• **Direction**: Copy from the first line below down to and including the line with "ty = [1.039, 0.848, -0.127, -0.354, -0.670]". Skip the pictures.

---------- Supplied material ----------

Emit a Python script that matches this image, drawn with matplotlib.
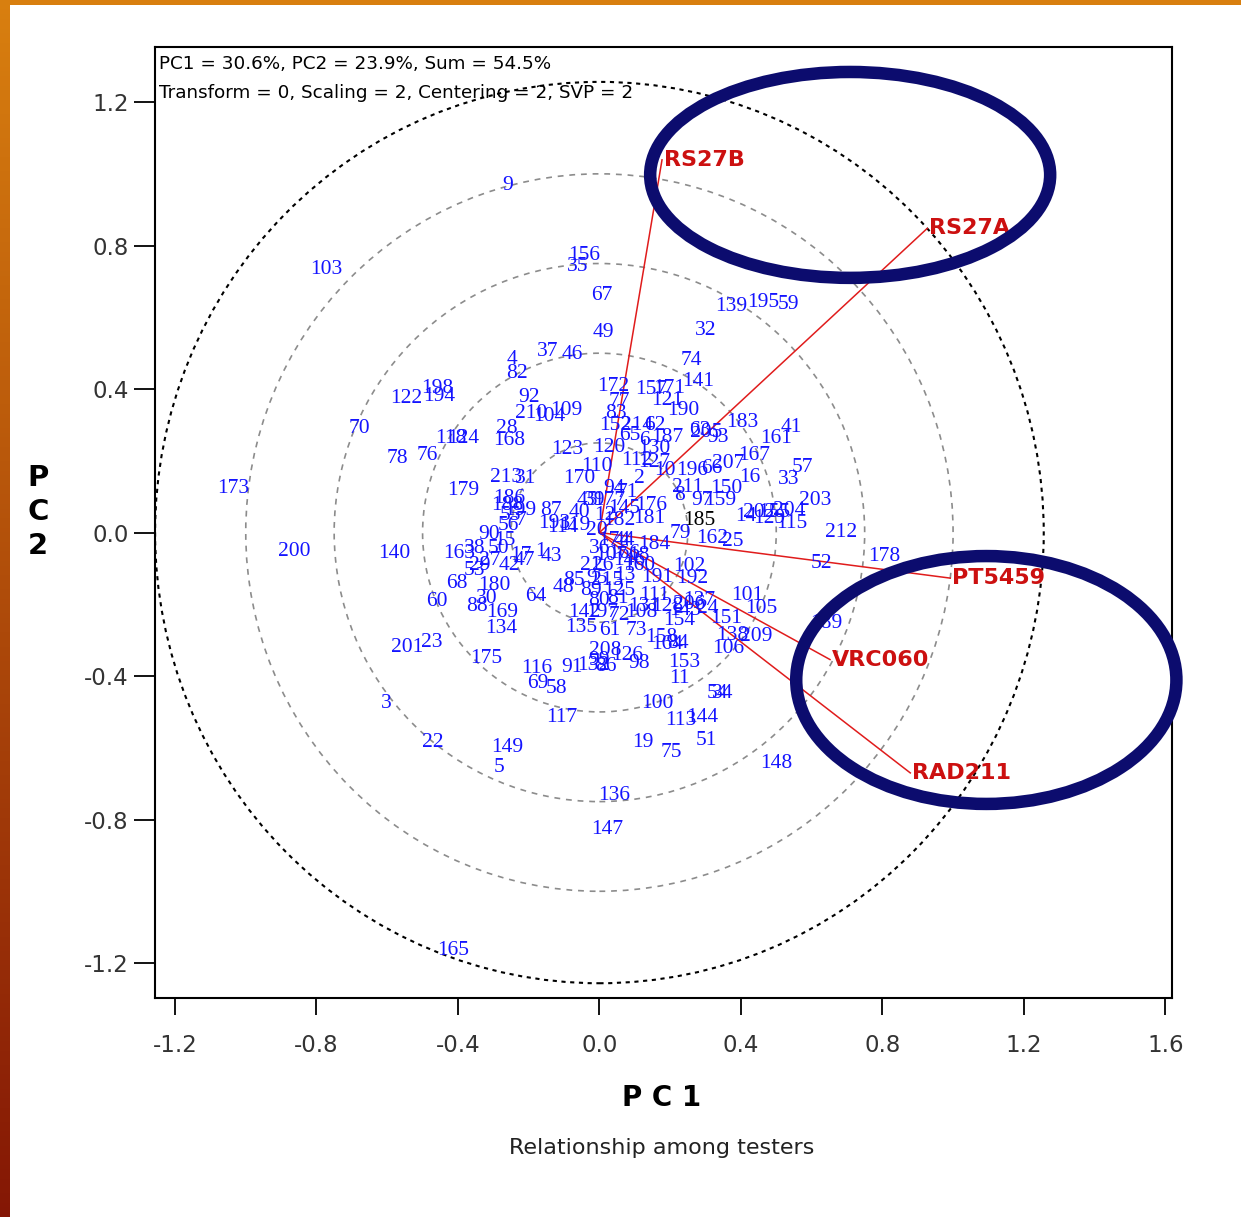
import matplotlib
matplotlib.use('Agg')
import matplotlib.pyplot as plt
import numpy as np
from matplotlib.patches import Circle, Ellipse, Rectangle

# testers (environment vectors)
testers = ["RS27B", "RS27A", "PT5459", "VRC060", "RAD211"]
tx = [0.177, 0.927, 0.992, 0.652, 0.879]
ty = [1.039, 0.848, -0.127, -0.354, -0.670]

# genotypes
g_lab = ["9", "103", "156", "35", "67", "49", "37", "46", "4", "82",
         "139", "195", "59", "32", "74", "141", "172", "77", "83", "157",
         "121", "190", "171", "183", "41", "161", "167", "207", "57", "16",
         "33", "203", "205", "93", "150", "196", "66", "185", "212", "52",
         "178", "115", "25", "162", "79", "181", "176", "184", "102", "191",
         "192", "101", "105", "189", "131", "128", "206", "24", "151", "73",
         "158", "84", "164", "138", "209", "106", "153", "11", "126", "98",
         "34", "54", "100", "113", "144", "19", "75", "51", "148", "136",
         "147", "165", "88", "169", "134", "201", "23", "175", "116", "69",
         "58", "91", "132", "86", "117", "3", "22", "149", "5", "135",
         "142", "197", "179", "186", "87", "45", "114", "140", "163", "90",
         "1", "43", "68", "180", "60", "30", "64", "48", "85", "122",
         "194", "198", "70", "78", "76", "118", "124", "92", "28", "168",
         "109", "210", "104", "123", "213", "31", "170", "120", "110", "173",
         "200", "152", "214", "62", "112", "127", "211", "94", "71", "2",
         "12", "36", "107", "26", "215", "13", "21", "125", "81", "174",
         "44", "18", "145", "39", "40", "119", "202", "155", "14", "204",
         "129", "159", "97", "8", "10", "130", "6", "187", "63", "65",
         "7", "15", "17", "27", "29", "38", "42", "47", "50", "53",
         "55", "56", "61", "72", "80", "89", "95", "99", "108", "111",
         "137", "143", "146", "160", "166", "177", "182", "188", "193", "199",
         "208", "20", "154"]
g_x = [-0.260, -0.772, -0.042, -0.062, 0.006, 0.011, -0.147, -0.076, -0.246, -0.232,
       0.373, 0.464, 0.534, 0.300, 0.260, 0.280, 0.040, 0.057, 0.048, 0.147,
       0.192, 0.238, 0.198, 0.404, 0.543, 0.501, 0.438, 0.365, 0.574, 0.424,
       0.535, 0.611, 0.303, 0.334, 0.359, 0.263, 0.317, 0.283, 0.684, 0.628,
       0.806, 0.543, 0.376, 0.320, 0.229, 0.141, 0.147, 0.156, 0.254, 0.164,
       0.263, 0.419, 0.458, 0.642, 0.127, 0.192, 0.255, 0.305, 0.359, 0.105,
       0.175, 0.223, 0.192, 0.376, 0.444, 0.365, 0.240, 0.226, 0.079, 0.113,
       0.348, 0.334, 0.164, 0.229, 0.291, 0.122, 0.204, 0.303, 0.501, 0.042,
       0.023, -0.413, -0.345, -0.274, -0.277, -0.543, -0.475, -0.320, -0.178, -0.175,
       -0.122, -0.079, -0.017, 0.017, -0.107, -0.602, -0.472, -0.260, -0.283, -0.051,
       -0.042, 0.008, -0.385, -0.255, -0.138, -0.034, -0.104, -0.580, -0.396, -0.311,
       -0.167, -0.136, -0.404, -0.297, -0.461, -0.320, -0.181, -0.102, -0.071, -0.546,
       -0.452, -0.458, -0.679, -0.571, -0.486, -0.419, -0.385, -0.198, -0.263, -0.255,
       -0.093, -0.192, -0.141, -0.090, -0.263, -0.209, -0.057, 0.028, -0.006, -1.035,
       -0.862, 0.045, 0.107, 0.156, 0.107, 0.156, 0.249, 0.042, 0.079, 0.113,
       0.014, 0.000, 0.034, 0.008, 0.023, 0.071, -0.025, 0.057, 0.051, 0.042,
       0.071, 0.113, 0.071, -0.014, -0.057, -0.071, 0.452, 0.495, 0.413, 0.537,
       0.481, 0.342, 0.291, 0.226, 0.184, 0.156, 0.127, 0.192, 0.283, 0.085,
       -0.223, -0.266, -0.223, -0.311, -0.339, -0.353, -0.255, -0.212, -0.286, -0.353,
       -0.252, -0.257, 0.028, 0.057, 0.000, -0.025, -0.006, 0.000, 0.119, 0.156,
       0.283, 0.243, 0.085, 0.113, 0.071, 0.028, 0.057, -0.260, -0.127, -0.223,
       0.017, -0.008, 0.226]
g_y = [0.967, 0.733, 0.772, 0.741, 0.661, 0.557, 0.505, 0.496, 0.482, 0.443,
       0.630, 0.641, 0.636, 0.563, 0.479, 0.421, 0.407, 0.365, 0.332, 0.399,
       0.368, 0.340, 0.401, 0.307, 0.293, 0.262, 0.215, 0.192, 0.181, 0.153,
       0.148, 0.089, 0.279, 0.265, 0.123, 0.173, 0.178, 0.033, 0.000, -0.086,
       -0.067, 0.025, -0.025, -0.017, -0.003, 0.039, 0.075, -0.033, -0.095, -0.125,
       -0.128, -0.176, -0.212, -0.254, -0.206, -0.206, -0.201, -0.212, -0.240, -0.273,
       -0.293, -0.309, -0.312, -0.287, -0.290, -0.323, -0.362, -0.407, -0.343, -0.365,
       -0.449, -0.449, -0.477, -0.524, -0.516, -0.585, -0.613, -0.580, -0.644, -0.733,
       -0.828, -1.165, -0.206, -0.223, -0.268, -0.321, -0.307, -0.351, -0.379, -0.421,
       -0.435, -0.376, -0.371, -0.374, -0.516, -0.477, -0.585, -0.599, -0.655, -0.265,
       -0.223, -0.223, 0.117, 0.095, 0.061, 0.089, 0.014, -0.059, -0.059, -0.006,
       -0.053, -0.068, -0.142, -0.148, -0.192, -0.184, -0.178, -0.153, -0.134, 0.374,
       0.379, 0.401, 0.290, 0.206, 0.215, 0.262, 0.262, 0.376, 0.290, 0.256,
       0.340, 0.332, 0.323, 0.231, 0.153, 0.151, 0.151, 0.237, 0.184, 0.123,
       -0.053, 0.298, 0.298, 0.298, 0.201, 0.195, 0.125, 0.123, 0.111, 0.151,
       0.047, -0.045, -0.064, -0.092, -0.134, -0.120, -0.092, -0.162, -0.184, -0.022,
       -0.022, -0.064, 0.067, 0.089, 0.056, 0.020, 0.056, 0.056, 0.045, 0.061,
       0.039, 0.089, 0.089, 0.103, 0.173, 0.234, 0.256, 0.265, 0.284, 0.270,
       0.033, -0.022, -0.064, -0.078, -0.092, -0.045, -0.092, -0.078, -0.045, -0.106,
       0.047, 0.020, -0.273, -0.231, -0.190, -0.162, -0.128, -0.357, -0.223, -0.176,
       -0.190, -0.217, -0.078, -0.092, -0.059, 0.089, 0.033, 0.075, 0.025, 0.061,
       -0.329, 0.006, -0.245]
black_labels = ["185"]

circle_r = [0.25, 0.5, 0.75, 1.0]

info1 = "PC1 = 30.6%, PC2 = 23.9%, Sum = 54.5%"
info2 = "Transform = 0, Scaling = 2, Centering = 2, SVP = 2"
xticks = [-1.2, -0.8, -0.4, 0.0, 0.4, 0.8, 1.2, 1.6]
yticks = [-1.2, -0.8, -0.4, 0.0, 0.4, 0.8, 1.2]

W, H = 1241, 1217
fig = plt.figure(figsize=(W / 100, H / 100), dpi=100)

# orange slide frame on left and top
bg = fig.add_axes([0, 0, 1, 1], zorder=-10)
grad = np.linspace(0, 1, 256).reshape(-1, 1)
top_c = np.array([0.85, 0.50, 0.06])
bot_c = np.array([0.52, 0.09, 0.02])
img = top_c[None, None, :] * (1 - grad[:, :, None]) + bot_c[None, None, :] * grad[:, :, None]
bg.imshow(img, aspect='auto', extent=[0, 1, 0, 1])
bg.add_patch(Rectangle((10 / W, 0), 1, 1 - 5 / H, color='white', lw=0))
bg.set_xlim(0, 1)
bg.set_ylim(0, 1)
bg.axis('off')

ax = fig.add_axes([155 / W, 1 - 998 / H, (1172 - 155) / W, (998 - 47) / H])
ax.set_xlim(-1.2566, 1.619)
ax.set_ylim(-1.2975, 1.3536)

for r in circle_r:
    ax.add_patch(Circle((0, 0), r, fill=False, ec='#8c8c8c', lw=1.2,
                        ls=(0, (3.5, 3.5))))
r_out = max(np.hypot(tx, ty))
ax.add_patch(Circle((0, 0), r_out, fill=False, ec='black', lw=1.5,
                    ls=(0, (2, 2.2))))

for lab, x, y in zip(g_lab, g_x, g_y):
    c = 'black' if lab in black_labels else '#1414ff'
    ax.text(x, y, lab, color=c, fontsize=15.5, family='Liberation Serif',
            ha='center', va='center')

for lab, x, y in zip(testers, tx, ty):
    ax.plot([0, x], [0, y], color='#e01c1c', lw=1.1)
    ax.text(x + 0.005, y, lab, color='#cc1010', fontsize=16, fontweight='bold',
            ha='left', va='center')

ax.add_patch(Ellipse((0.709, 0.997), 1.131, 0.574, fill=False, ec='#0c0c6e',
                     lw=9, clip_on=False, zorder=5))
ax.add_patch(Ellipse((1.094, -0.411), 1.075, 0.691, fill=False, ec='#0c0c6e',
                     lw=9, clip_on=False, zorder=5))

ax.text(0.004, 0.982, info1, transform=ax.transAxes, fontsize=13.2,
        ha='left', va='center')
ax.text(0.004, 0.952, info2, transform=ax.transAxes, fontsize=13.2,
        ha='left', va='center')

ax.set_xticks(xticks)
ax.set_yticks(yticks)
ax.set_xticklabels(["%.1f" % v for v in xticks])
ax.set_yticklabels(["%.1f" % v for v in yticks])
ax.tick_params(axis='x', length=12, width=1.3, pad=14, labelsize=16.5,
               labelcolor='#333333')
ax.tick_params(axis='y', length=15, width=1.3, pad=4, labelsize=16.5,
               labelcolor='#333333')
for s in ax.spines.values():
    s.set_linewidth(1.5)

fig.text(38 / W, 1 - 512 / H, "P\nC\n2", fontsize=21, fontweight='bold',
         ha='center', va='center', linespacing=1.25)
fig.text(662 / W, 1 - 1098 / H, "P C 1", fontsize=20, fontweight='bold',
         ha='center', va='center')
fig.text(662 / W, 1 - 1148 / H, "Relationship among testers", fontsize=16,
         color='#222222', ha='center', va='center')

fig.savefig('out.png', dpi=100)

----------

• **Completed exercise**:
Emit a Python script that matches this image, drawn with matplotlib.
import matplotlib
matplotlib.use('Agg')
import matplotlib.pyplot as plt
import numpy as np
from matplotlib.patches import Circle, Ellipse, Rectangle

# testers (environment vectors)
testers = ["RS27B", "RS27A", "PT5459", "VRC060", "RAD211"]
tx = [0.177, 0.927, 0.992, 0.652, 0.879]
ty = [1.039, 0.848, -0.127, -0.354, -0.670]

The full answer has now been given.